= Bernhard Studer-Steinhäuslin =

Swiss pharmacist and naturalist (1847–1910)

Bernhard Studer-Steinhäuslin (23 May 1847 – 28 March 1910) was a Swiss pharmacist and naturalist.

He was born in Bern, the son of a pharmacist, and attended the schools of his city until 1865. He was involved in a serious accident in 1860, when the scaffolding holding him and a schoolmate collapsed. The latter was killed instantly; Studer-Steinhäuslin suffered a severe concussion from the incident, and his left hand was paralyzed for the rest of his life.

In 1865 he joined the pharmaceutical profession. He studied under Dr. Teuner at Darmstadt and in 1869 went to Dresden for additional practical training. His scientific studies he made at the University of Bern and the Institute of Remigius Fresenius in Wiesbaden, from which he graduated as a pharmacist in 1872.
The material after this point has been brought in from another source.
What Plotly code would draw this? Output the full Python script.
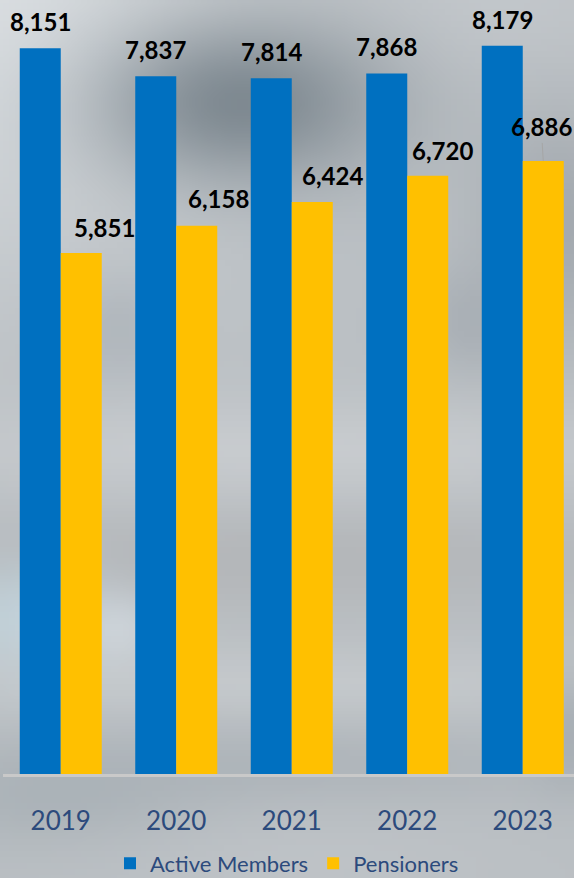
import base64, zlib, struct, math
import plotly.graph_objects as go

# ---------------- data ----------------
years = ["2019", "2020", "2021", "2022", "2023"]
active_members = [8151, 7837, 7814, 7868, 8179]
pensioners = [5851, 6158, 6424, 6720, 6886]

# ---------------- label styling (pixel offsets) ----------------
am_label_dx = [0, 0, 0, 0, 0]
am_label_rise = [27, 27, 27, 27, 26]
pen_label_dx = [23, 22, 20, 15, -2]
pen_label_rise = [26, 27, 27, 25, 34]
pen_leader = [False, False, False, False, True]

W, H = 574, 878
ML, MT = 3, 0
PLOT_BOTTOM = 774
BAND = 115.5
BARW_UNITS = 41.0 / BAND

BLUE = "#0070C0"
YELLOW = "#FFC000"
TXT_BLUE = "#2C4A7C"

# ---------------- decorative cloudy background ----------------
def hex2rgb(h):
    h = h.lstrip("#")
    return [int(h[i:i + 2], 16) for i in (0, 2, 4)]

blobs = [
    (0, 0, 260, 260, "#dde1e4", 0.9),
    (480, 0, 160, 90, "#c8ccd0", 0.6),
    (240, 100, 150, 85, "#7b868e", 0.95),
    (560, 220, 80, 110, "#959ca3", 0.6),
    (470, 320, 60, 60, "#a0a7ae", 0.6),
    (115, 330, 60, 60, "#a8afb6", 0.6),
    (287, 450, 420, 55, "#cdd0d3", 0.7),
    (287, 560, 420, 50, "#b0b1b3", 0.6),
    (20, 620, 70, 60, "#c3d5de", 0.8),
    (115, 630, 50, 40, "#d3dae0", 0.7),
    (287, 685, 420, 40, "#cfd2d4", 0.5),
    (287, 770, 320, 45, "#a7aeb4", 0.6),
    (570, 730, 40, 60, "#9ea6ad", 0.6),
    (60, 800, 160, 50, "#a3acb2", 0.6),
    (300, 860, 200, 60, "#c2c6ca", 0.5),
]
STEP = 6
IW, IH = W // STEP + 1, H // STEP + 1
base = hex2rgb("#babfc3")
rows = []
for j in range(IH):
    row = []
    py = j * STEP
    for i in range(IW):
        px = i * STEP
        c = list(base)
        for (cx, cy, rx, ry, col, s) in blobs:
            w = s * math.exp(-(((px - cx) / rx) ** 2 + ((py - cy) / ry) ** 2))
            cc = hex2rgb(col)
            c = [c[k] * (1 - w) + cc[k] * w for k in range(3)]
        row.extend(int(max(0, min(255, round(v)))) for v in c)
    rows.append(row)

def make_png(w, h, rows):
    raw = b"".join(b"\x00" + bytes(r) for r in rows)
    def chunk(t, d):
        return struct.pack(">I", len(d)) + t + d + struct.pack(">I", zlib.crc32(t + d) & 0xFFFFFFFF)
    return (b"\x89PNG\r\n\x1a\n"
            + chunk(b"IHDR", struct.pack(">IIBBBBB", w, h, 8, 2, 0, 0, 0))
            + chunk(b"IDAT", zlib.compress(raw, 9))
            + chunk(b"IEND", b""))

bg_uri = "data:image/png;base64," + base64.b64encode(make_png(IW, IH, rows)).decode()

# ---------------- figure ----------------
fig = go.Figure()
fig.add_trace(go.Bar(x=years, y=active_members, name="Active Members",
                     marker=dict(color=BLUE, line=dict(width=0))))
fig.add_trace(go.Bar(x=years, y=pensioners, name="Pensioners",
                     marker=dict(color=YELLOW, line=dict(width=0))))

label_font = dict(family="Lato", size=24, color="#000000", weight="bold")
annotations = []
for i, v in enumerate(active_members):
    annotations.append(dict(x=i - BARW_UNITS / 2, y=v, xref="x", yref="y",
                            text=f"{v:,}", showarrow=True, arrowcolor="rgba(0,0,0,0)",
                            ax=am_label_dx[i], ay=-am_label_rise[i], font=label_font))
for i, v in enumerate(pensioners):
    annotations.append(dict(x=i + BARW_UNITS / 2, y=v, xref="x", yref="y",
                            text=f"{v:,}", showarrow=True,
                            arrowcolor="#a6a6a6" if pen_leader[i] else "rgba(0,0,0,0)",
                            arrowwidth=1, arrowhead=0, standoff=0,
                            ax=pen_label_dx[i], ay=-pen_label_rise[i], font=label_font))

plot_w = W - ML
ymax = PLOT_BOTTOM * active_members[0] / (PLOT_BOTTOM - 48.3)

fig.update_layout(
    width=W, height=H,
    margin=dict(l=ML, r=0, t=MT, b=H - PLOT_BOTTOM, pad=0),
    paper_bgcolor="#babfc3", plot_bgcolor="rgba(0,0,0,0)",
    barmode="group", bargap=0.29, bargroupgap=0,
    showlegend=True,
    legend=dict(orientation="h", xref="container", yref="container",
                x=0.5, xanchor="center", y=0.0165, yanchor="middle",
                font=dict(family="Lato", size=22, color=TXT_BLUE),
                bgcolor="rgba(0,0,0,0)", traceorder="normal"),
    xaxis=dict(type="category", range=[-0.5, -0.5 + plot_w / BAND],
               showline=True, linecolor="#c9c9c9", linewidth=3,
               showgrid=False, zeroline=False, ticks="",
               tickfont=dict(family="Lato", size=26, color=TXT_BLUE),
               ticklabelstandoff=22),
    yaxis=dict(range=[0, ymax], visible=False, showgrid=False, zeroline=False),
    annotations=annotations,
    images=[dict(source=bg_uri, xref="paper", yref="paper",
                 x=-ML / plot_w, y=1, sizex=W / plot_w, sizey=H / PLOT_BOTTOM,
                 xanchor="left", yanchor="top", sizing="stretch", layer="below")],
)

fig.write_html("out.html")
After a trip to Paris, England and Scotland, he joined his father's pharmacy on Spitalgasse in Bern, eventually taking over the business together with his brother William, who preceded him in death in 1907. He served in this position for 33 years, from 1877 to 1910. He was a long time member of the board of the municipal pharmacists association. He was a member of the Executive Board of the cantonal pharmacists association from 1878–1902; he held the office of President in 1896–1907. He belonged to the board of the Swiss Pharmacists association for many years, holding the position of secretary from 1875 to 1883, Vice-President in 1883 to 1884, and president in 1885 to 1887. In 1884 he presided over the Pharmacopoeia Commission of the Swiss Pharmacists Association, and belonged to the permanent Pharmacopoeia of this association as secretary until 1897. Studer-Steinhäuslin was also treasurer of the Society of Natural Sciences in Bern.

Studer-Steinhäuslin died of pneumonia on March 28, 1910 in Bern.

==Selected publications==
- (1887). "Les principaux champignons comestibles peints d'après nature et décrits". Lausanne:F. Payot.
- (1890). "Beiträge zur Kenntnis der schweizerischen Pilze". K.J. Wyss
- (1895). "Beiträge zur Geschichte der stadtbern : Apotheken". Bern: Stämpfli.
- (1909). "Pharmacopoeae Helvetiae IV Extractum / continens praecepta medicaminum Galenicor. hoc libro recepta auctoritate Societatis Pharmaceuticae Helveticae elaboravit B. Studer II." Bern: Neukomm & Zimmermann.